Yun Sun, director of the China programme at the Stimson Center, believes China’s response to US sanctions “could have been more intense”.

“The Chinese authorities did not impose counter-sanctions on US companies - nor did they touch on the sensitive issue of rare earth minerals,” she said.

CAUGHT BETWEEN TWO SYSTEMS

The latest anti-sanctions measures leave companies facing a stark choice: comply with US sanctions or Chinese law.

This creates legal tension for companies operating across US and Chinese systems.

Complying with US sanctions risks violating Chinese rules, while ignoring US restrictions could trigger American penalties, including losing access to the US financial system.

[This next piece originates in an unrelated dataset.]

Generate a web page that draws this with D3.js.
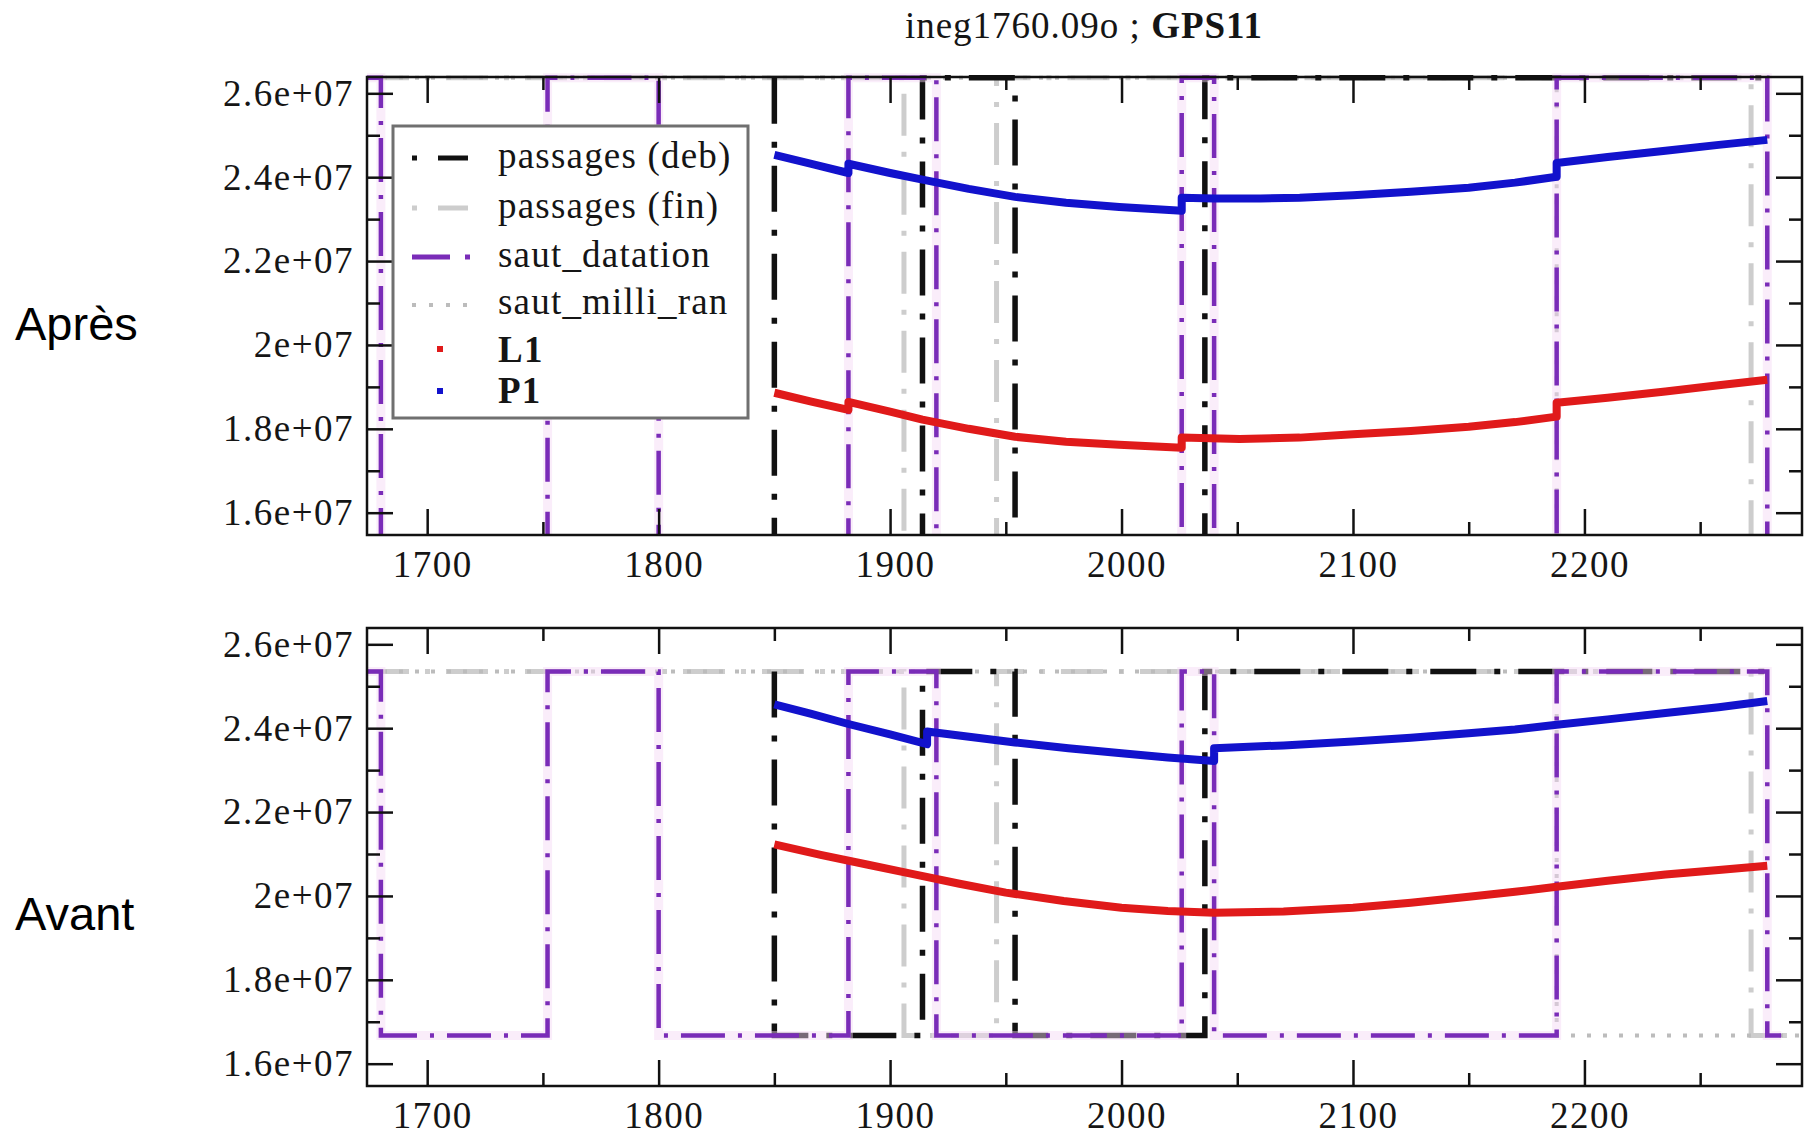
<!DOCTYPE html>
<html>
<head>
<meta charset="utf-8">
<script src="https://cdn.jsdelivr.net/npm/d3@7"></script>
<style>
  body { margin: 0; background: #fff; }
  svg text { font-family: "Liberation Serif", "Times New Roman", serif; fill: #151515; }
</style>
</head>
<body>
<div id="chart"></div>
<script>
// axis values
const xDomain = [1674, 2294];
const yDomain = [1.5468e7, 2.6389e7];
const xTickValues = [1700, 1800, 1900, 2000, 2100, 2200];
const xMinorValues = [1750, 1850, 1950, 2050, 2150, 2250];
const yTickValues = [1.6e7, 1.8e7, 2.0e7, 2.2e7, 2.4e7, 2.6e7];
const yTickLabels = ['1.6e+07', '1.8e+07', '2e+07', '2.2e+07', '2.4e+07', '2.6e+07'];
const yMinorValues = [1.7e7, 1.9e7, 2.1e7, 2.3e7, 2.5e7];

// event steps (switch epochs)
const passagesDebSwitches = [1850, 1914, 1954, 2036];
const passagesFinSwitches = [1906, 1946, 2272];
const sautDatationSwitches = [1680, 1752, 1800, 1882, 1920, 2026, 2040, 2188, 2279];
const sautMilliRanSwitches = [2188];

// "Après" series
const apresL1 = [
  [1850, 1.886e7], [1866, 1.865e7], [1882, 1.845e7],
  [1882, 1.864e7], [1900, 1.841e7], [1914, 1.822e7], [1934, 1.800e7], [1954, 1.781e7], [1976, 1.769e7], [1999, 1.762e7], [2026, 1.755e7],
  [2026, 1.779e7], [2051, 1.776e7], [2077, 1.779e7], [2100, 1.787e7], [2125, 1.795e7], [2150, 1.805e7], [2170, 1.816e7], [2188, 1.829e7],
  [2188, 1.862e7], [2210, 1.874e7], [2235, 1.889e7], [2258, 1.904e7], [2279, 1.917e7]
];
const apresP1 = [
  [1850, 2.453e7], [1866, 2.432e7], [1882, 2.410e7],
  [1882, 2.432e7], [1900, 2.410e7], [1914, 2.394e7], [1934, 2.372e7], [1954, 2.353e7], [1976, 2.339e7], [1999, 2.329e7], [2026, 2.320e7],
  [2026, 2.351e7], [2040, 2.349e7], [2060, 2.349e7], [2077, 2.351e7], [2100, 2.357e7], [2125, 2.365e7], [2150, 2.375e7], [2170, 2.387e7], [2188, 2.401e7],
  [2188, 2.434e7], [2210, 2.448e7], [2235, 2.463e7], [2258, 2.477e7], [2279, 2.489e7]
];

// "Avant" series
const avantL1 = [
  [1850, 2.123e7], [1870, 2.098e7], [1890, 2.075e7], [1910, 2.052e7], [1930, 2.029e7], [1950, 2.008e7], [1975, 1.988e7],
  [2000, 1.972e7], [2020, 1.964e7], [2040, 1.960e7], [2070, 1.963e7], [2100, 1.972e7], [2125, 1.984e7], [2150, 1.998e7],
  [2170, 2.010e7], [2188, 2.022e7], [2210, 2.036e7], [2235, 2.051e7], [2258, 2.062e7], [2279, 2.072e7]
];
const avantP1 = [
  [1850, 2.457e7], [1866, 2.434e7], [1882, 2.410e7], [1900, 2.385e7], [1916, 2.362e7],
  [1916, 2.392e7], [1935, 2.379e7], [1954, 2.366e7], [1977, 2.352e7], [2000, 2.340e7], [2020, 2.330e7], [2040, 2.322e7],
  [2040, 2.352e7], [2070, 2.359e7], [2100, 2.368e7], [2125, 2.377e7], [2150, 2.388e7], [2170, 2.397e7], [2188, 2.408e7],
  [2210, 2.421e7], [2235, 2.436e7], [2258, 2.450e7], [2279, 2.465e7]
];

const legendLabels = ['passages (deb)', 'passages (fin)', 'saut_datation', 'saut_milli_ran', 'L1', 'P1'];

const colors = { deb: '#111', fin: '#cdcdcd', datation: '#7a2cb8', milli: '#bcbcbc', l1: '#e01a1a', p1: '#1212cc' };

const stepSeries = [
  { key: 'fin', switches: passagesFinSwitches, from: 1674, to: 2294, high: true, dash: '42,16,5,16', width: 5 },
  { key: 'milli', switches: sautMilliRanSwitches, from: 1674, to: 2294, high: true, dash: '4,12', width: 4 },
  { key: 'deb', switches: passagesDebSwitches, from: 1850, to: 2279, high: true, dash: '46,18,6,18', width: 5.5 },
  { key: 'datation', switches: sautDatationSwitches, from: 1674, to: 2285, high: true, dash: '44,13,4,13', width: 4.5 }
];

const panels = [
  { top: 77, bottom: 535, l1: apresL1, p1: apresP1, hi: 2.637e7, lo: 1.40e7, label: 'Après', labelY: 340, legend: true },
  { top: 628, bottom: 1086, l1: avantL1, p1: avantP1, hi: 2.535e7, lo: 1.667e7, label: 'Avant', labelY: 930, legend: false }
];

const width = 1804, height = 1135;
const svg = d3.select('#chart').append('svg').attr('width', width).attr('height', height);

const x = d3.scaleLinear().domain(xDomain).range([367, 1802]);

function stepPoints(s, hi, lo) {
  let level = s.high;
  const pts = [[s.from, level ? hi : lo]];
  s.switches.forEach(t => {
    pts.push([t, level ? hi : lo]);
    level = !level;
    pts.push([t, level ? hi : lo]);
  });
  pts.push([s.to, level ? hi : lo]);
  return pts;
}

panels.forEach((p, i) => {
  const y = d3.scaleLinear().domain(yDomain).range([p.bottom, p.top]);
  const g = svg.append('g');

  g.append('clipPath').attr('id', 'clip' + i)
    .append('rect').attr('x', 367).attr('y', p.top - 4).attr('width', 1435).attr('height', p.bottom - p.top + 4);

  const plot = g.append('g').attr('clip-path', `url(#clip${i})`);
  const line = d3.line().x(d => x(d[0])).y(d => y(d[1]));

  stepSeries.forEach(s => {
    const pts = stepPoints(s, p.hi, p.lo);
    if (s.key === 'datation') {
      plot.append('path').attr('d', line(pts)).attr('fill', 'none')
        .attr('stroke', '#f4d8f4').attr('stroke-width', 9).attr('opacity', 0.45);
    }
    plot.append('path').attr('d', line(pts)).attr('fill', 'none')
      .attr('stroke', colors[s.key]).attr('stroke-width', s.width)
      .attr('stroke-dasharray', s.dash);
  });

  plot.append('path').attr('d', line(p.l1)).attr('fill', 'none')
    .attr('stroke', colors.l1).attr('stroke-width', 8).attr('stroke-linejoin', 'round');
  plot.append('path').attr('d', line(p.p1)).attr('fill', 'none')
    .attr('stroke', colors.p1).attr('stroke-width', 8).attr('stroke-linejoin', 'round');

  // axes, ticks inward on all sides
  const axes = g.append('g').attr('class', 'axes');
  axes.append('g').attr('class', 'xlab').attr('transform', `translate(0,${p.bottom})`)
    .call(d3.axisBottom(x).tickValues(xTickValues).tickSizeInner(-26).tickSizeOuter(0).tickPadding(16).tickFormat(d3.format('d')));
  axes.append('g').attr('transform', `translate(0,${p.bottom})`)
    .call(d3.axisBottom(x).tickValues(xMinorValues).tickSizeInner(-13).tickSizeOuter(0).tickFormat(''));
  axes.append('g').attr('transform', `translate(0,${p.top})`)
    .call(d3.axisTop(x).tickValues(xTickValues).tickSizeInner(-26).tickSizeOuter(0).tickFormat(''));
  axes.append('g').attr('transform', `translate(0,${p.top})`)
    .call(d3.axisTop(x).tickValues(xMinorValues).tickSizeInner(-13).tickSizeOuter(0).tickFormat(''));
  axes.append('g').attr('transform', 'translate(367,0)')
    .call(d3.axisLeft(y).tickValues(yTickValues).tickSizeInner(-26).tickSizeOuter(0).tickPadding(13).tickFormat((d, k) => yTickLabels[k]));
  axes.append('g').attr('transform', 'translate(367,0)')
    .call(d3.axisLeft(y).tickValues(yMinorValues).tickSizeInner(-13).tickSizeOuter(0).tickFormat(''));
  axes.append('g').attr('transform', 'translate(1802,0)')
    .call(d3.axisRight(y).tickValues(yTickValues).tickSizeInner(-26).tickSizeOuter(0).tickFormat(''));
  axes.append('g').attr('transform', 'translate(1802,0)')
    .call(d3.axisRight(y).tickValues(yMinorValues).tickSizeInner(-13).tickSizeOuter(0).tickFormat(''));

  axes.selectAll('.domain').remove();
  axes.selectAll('line').attr('stroke', '#111').attr('stroke-width', 2.5);
  axes.selectAll('text').attr('font-size', 37).attr('letter-spacing', 1.5)
    .attr('font-family', '"Liberation Serif", "Times New Roman", serif').attr('fill', '#151515');
  axes.selectAll('.xlab text').attr('dx', 5);

  g.append('rect').attr('x', 367).attr('y', p.top).attr('width', 1435).attr('height', p.bottom - p.top)
    .attr('fill', 'none').attr('stroke', '#111').attr('stroke-width', 2.5);

  svg.append('text').attr('x', 15).attr('y', p.labelY)
    .style('font-family', '"Liberation Sans", Arial, sans-serif').style('fill', '#000')
    .attr('font-size', 47).text(p.label);

  if (p.legend) {
    const lg = g.append('g');
    lg.append('rect').attr('x', 393).attr('y', 126).attr('width', 355).attr('height', 292)
      .attr('fill', '#fff').attr('stroke', '#707070').attr('stroke-width', 3);
    const rowY = [158, 208, 257, 305, 349, 391];
    const baseY = [168, 218, 267, 314, 362, 403];
    legendLabels.forEach((name, k) => {
      lg.append('text').attr('x', 498).attr('y', baseY[k]).attr('font-size', 37)
        .attr('letter-spacing', 1.2).attr('font-weight', k >= 4 ? 'bold' : 'normal').text(name);
    });
    // symbols
    lg.append('rect').attr('x', 412).attr('y', rowY[0] - 2.5).attr('width', 5).attr('height', 5).attr('fill', colors.deb);
    lg.append('line').attr('x1', 438).attr('x2', 468).attr('y1', rowY[0]).attr('y2', rowY[0]).attr('stroke', colors.deb).attr('stroke-width', 5);
    lg.append('rect').attr('x', 412).attr('y', rowY[1] - 2.5).attr('width', 5).attr('height', 5).attr('fill', colors.fin);
    lg.append('line').attr('x1', 438).attr('x2', 468).attr('y1', rowY[1]).attr('y2', rowY[1]).attr('stroke', colors.fin).attr('stroke-width', 5);
    lg.append('line').attr('x1', 412).attr('x2', 450).attr('y1', rowY[2]).attr('y2', rowY[2]).attr('stroke', colors.datation).attr('stroke-width', 5);
    lg.append('rect').attr('x', 465).attr('y', rowY[2] - 2.5).attr('width', 5).attr('height', 5).attr('fill', colors.datation);
    lg.append('line').attr('x1', 412).attr('x2', 472).attr('y1', rowY[3]).attr('y2', rowY[3])
      .attr('stroke', colors.milli).attr('stroke-width', 4).attr('stroke-dasharray', '4,13');
    lg.append('rect').attr('x', 437).attr('y', rowY[4] - 3).attr('width', 6).attr('height', 6).attr('fill', colors.l1);
    lg.append('rect').attr('x', 437).attr('y', rowY[5] - 3).attr('width', 6).attr('height', 6).attr('fill', colors.p1);
  }
});

// title
const title = svg.append('text').attr('x', 1084).attr('y', 38).attr('text-anchor', 'middle')
  .attr('font-size', 37).attr('letter-spacing', 1);
title.append('tspan').text('ineg1760.09o ; ');
title.append('tspan').attr('font-weight', 'bold').text('GPS11');
</script>
</body>
</html>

Zhong Lun Law Firm’s Li said multinational firms were increasingly facing what he described as an “Odysseus dilemma” - where complying with one side could expose them to penalties from the other.

“Complying with US sanctions may put a company in direct violation of Chinese blocking orders, while ignoring those US mandates leads to severe risks in US markets,” he said.

Foreign banks, for example, that handle payments for Chinese clients may face pressure from Washington to cut ties with sanctioned entities.

But refusing transactions with such clients could also create legal risks in China under the anti-sanctions framework.

Dai Menghao, a Shanghai-based partner at King & Wood specialising in export controls and sanctions, said banks were among the sectors already paying close attention given their role in handling accounts, loans and payments tied to sanctioned entities.

“In previous practice, banks would close accounts … for special accounts, like US dollar accounts, they would block (them),” he said.

“In some cases, they would demand companies repay outstanding loans in advance - but right now, they (banks) will be more cautious about making such decisions.”

The impact extends well beyond the refiners, analysts said - affecting banks, insurers, shipping firms, suppliers and multinational companies operating across sensitive supply chains.